PROBLEM TO SOLVE
Reproduce exactly, with no pictures, each line from the opening of the material down through the line containing "(setE) at (1129,415)".

INFORMATION PROVIDED
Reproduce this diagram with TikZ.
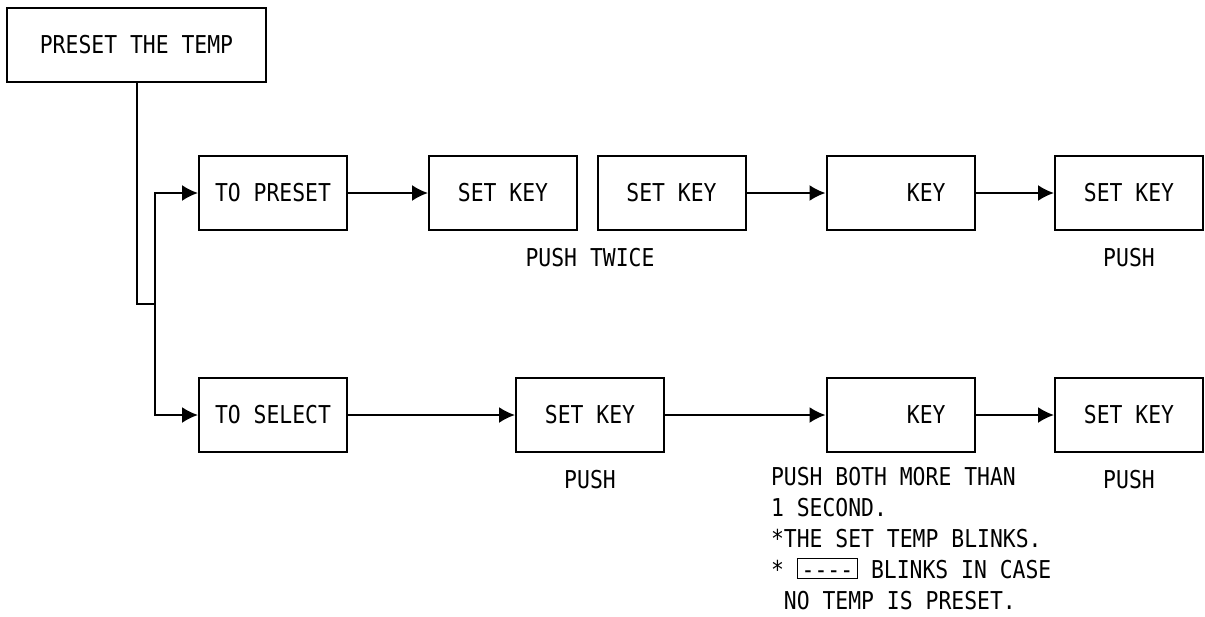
\documentclass[tikz,border=0pt]{standalone}
\usepackage{fontspec}
\setmonofont[FakeStretch=0.87]{DejaVu Sans Mono}
\usetikzlibrary{arrows.meta}

% little display box with dashes
\newcommand{\blankdisp}{{\setlength{\fboxsep}{0pt}\setlength{\fboxrule}{0.45pt}\fbox{\rule{0pt}{9.5pt}\hspace{2pt}-{}-{}-{}-\hspace{2pt}}}}

\begin{document}
\begin{tikzpicture}[x=0.5pt,y=-0.5pt,line width=1pt,>={Latex[length=8pt,width=8pt]},
    every node/.style={font=\ttfamily\fontsize{12.3}{15.5}\selectfont},
    box/.style={draw,minimum width=74pt,minimum height=37pt,inner sep=0pt}]
            \useasboundingbox (0,0) rectangle (1205,616);

            % start box
            \node[box,minimum width=129.5pt] (temp) at (136.5,45) {PRESET THE TEMP};

            % upper row
            \node[box] (preset) at (273,193) {TO PRESET};
            \node[box] (setA) at (503,193) {SET KEY};
            \node[box] (setB) at (671.5,193) {SET KEY};
            \node[box] (keyA) at (900.5,193) {\phantom{SET} KEY};
            \node[box] (setC) at (1129,193) {SET KEY};

            % lower row
            \node[box] (select) at (273,415) {TO SELECT};
            \node[box] (setD) at (590,415) {SET KEY};
            \node[box] (keyB) at (900.5,415) {\phantom{SET} KEY};
            \node[box] (setE) at (1129,415) {SET KEY};

            % text under the boxes
            \node (twice) at (590,258) {PUSH TWICE};
            \node (pushC) at (1129,258) {PUSH};
            \node (pushD) at (590,480) {PUSH};
            \node (pushE) at (1129,480) {PUSH};
            \node[anchor=north west,inner sep=0pt,align=left] (note) at (770,466)
                {PUSH BOTH MORE THAN\\1 SECOND.\\*THE SET TEMP BLINKS.\\* \blankdisp{} BLINKS IN CASE\\\ NO TEMP IS PRESET.};

            % branch
            \coordinate (junc) at (155,304);
            \draw (temp.south) |- (junc);
            \draw[->] (junc) |- (preset.west);
            \draw[->] (junc) |- (select.west);

            % arrows
            \draw[->] (preset) -- (setA);
            \draw[->] (setB) -- (keyA);
            \draw[->] (keyA) -- (setC);
            \draw[->] (select) -- (setD);
            \draw[->] (setD) -- (keyB);
            \draw[->] (keyB) -- (setE);

        \end{tikzpicture}
\end{document}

THE REPLY
Reproduce this diagram with TikZ.
\documentclass[tikz,border=0pt]{standalone}
\usepackage{fontspec}
\setmonofont[FakeStretch=0.87]{DejaVu Sans Mono}
\usetikzlibrary{arrows.meta}

% little display box with dashes
\newcommand{\blankdisp}{{\setlength{\fboxsep}{0pt}\setlength{\fboxrule}{0.45pt}\fbox{\rule{0pt}{9.5pt}\hspace{2pt}-{}-{}-{}-\hspace{2pt}}}}

\begin{document}
\begin{tikzpicture}[x=0.5pt,y=-0.5pt,line width=1pt,>={Latex[length=8pt,width=8pt]},
    every node/.style={font=\ttfamily\fontsize{12.3}{15.5}\selectfont},
    box/.style={draw,minimum width=74pt,minimum height=37pt,inner sep=0pt}]
            \useasboundingbox (0,0) rectangle (1205,616);

            % start box
            \node[box,minimum width=129.5pt] (temp) at (136.5,45) {PRESET THE TEMP};

            % upper row
            \node[box] (preset) at (273,193) {TO PRESET};
            \node[box] (setA) at (503,193) {SET KEY};
            \node[box] (setB) at (671.5,193) {SET KEY};
            \node[box] (keyA) at (900.5,193) {\phantom{SET} KEY};
            \node[box] (setC) at (1129,193) {SET KEY};

            % lower row
            \node[box] (select) at (273,415) {TO SELECT};
            \node[box] (setD) at (590,415) {SET KEY};
            \node[box] (keyB) at (900.5,415) {\phantom{SET} KEY};
            \node[box] (setE) at (1129,415) {SET KEY};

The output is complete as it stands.